However, the amount of allowable tax relief on the contributions and the extent of taxation of the funds when the individual retires remains an area of change. A clear understanding is needed to ensure tax efficiency is obtained and tax charges are avoided, this way you will be maximising the opportunities for pensions tax relief.
This briefing covers the tax rules for money purchase schemes. A money purchase pension scheme provides an individual with a fund which can be accessed by the individual later in life (usually at 55 at the earliest). Money purchase schemes can also be referred to as defined contribution schemes.

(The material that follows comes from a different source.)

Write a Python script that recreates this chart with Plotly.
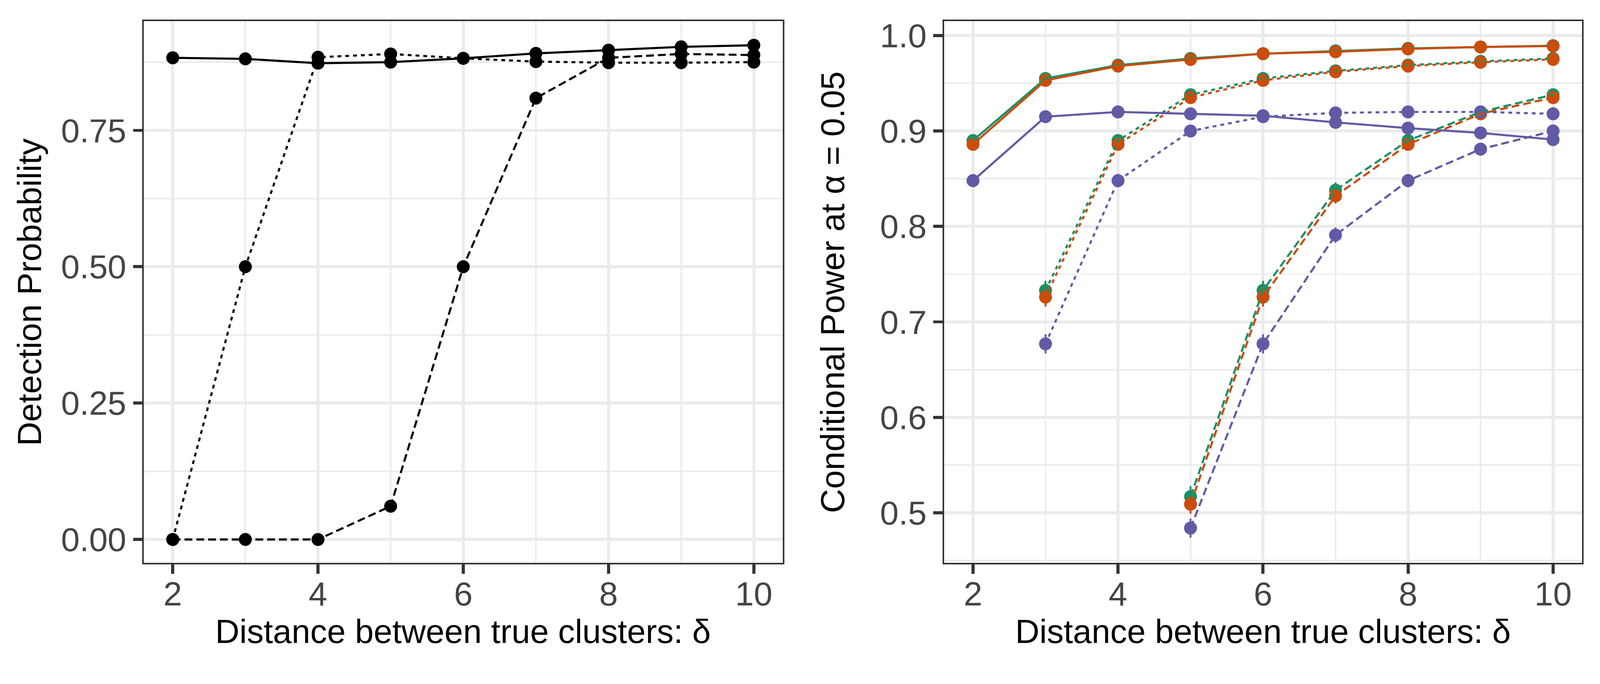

What are the tax breaks and what controls exist? A money purchase scheme allows the member to obtain tax relief on contributions into the scheme and tax free growth of the fund. If an employer contributes into the scheme on behalf of an employee, there is generally no tax or National Insurance Contributions (NIC) charge on the member and the employer will obtain a deduction from their taxable profits. However, since 2006 two areas of control were put in place to control the amount of tax relief which was available to the member and the tax free growth in the fund. •
Firstly, a lifetime limit was established which set the maximum figure for taxrelieved savings in the fund(s) and has to be considered when key events happen such as when a pension is taken for the first time. • Secondly, an annual allowance sets the maximum amount which can be invested with tax relief into a pension fund. Amounts in excess of this allowance trigger a tax charge. Relief for individuals All UK residents may have a personal pension and can obtain tax relief on contributions up to the higher of: • 100% of UK relevant earnings or • £3,600. This means that a pension fund can be provided for non-taxpayers such as children and non-earning adults albeit that the tax relief will be restricted to gross contributions of up to £3,600 per annum.

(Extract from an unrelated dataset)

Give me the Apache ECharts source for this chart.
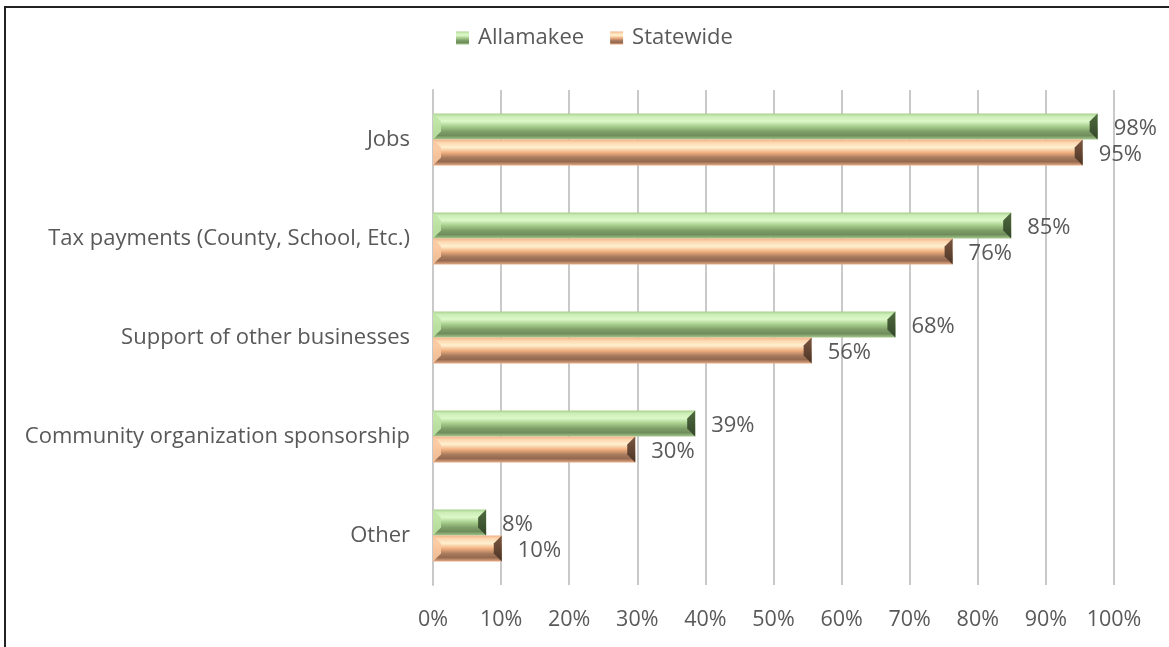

An individual with relevant earnings is entitled to make contributions and receive tax relief on up to 100% of their earnings in any given tax year. However, tax relief will generally be restricted for contributions in excess of the annual allowance. Relevant earnings are primarily trading profits and employment income including taxable benefits but excluding pension income. Property business profits are not relevant earnings for pension contribution purposes with the exception of furnished holiday letting income. Methods of giving tax relief Tax relief on contributions are given at the individual’s marginal rate of tax. An individual may obtain tax relief on contributions made to a money purchase scheme in one of two ways: • a net of basic rate tax contribution is paid by the member with higher rate relief claimed through the self assessment system • a net of basic rate tax contribution is paid by an employer to the scheme.
The contribution is deducted from net pay of the employee. Higher rate relief is claimed through the self assessment system. In both cases the basic rate is claimed back from HMRC by the pension provider. A more effective route for an employee may be to enter a salary sacrifice arrangement with an employer. The employer will make a gross contribution to the pension provider and the employee’s gross salary is reduced. This will give the employee full income tax relief (by reducing PAYE) but also reduces NIC. The employer also obtains income or corporation tax relief which is why owner managed companies often pay pension contributions for director-shareholders. There are special rules if contributions are made to an older style scheme known as a retirement annuity contract.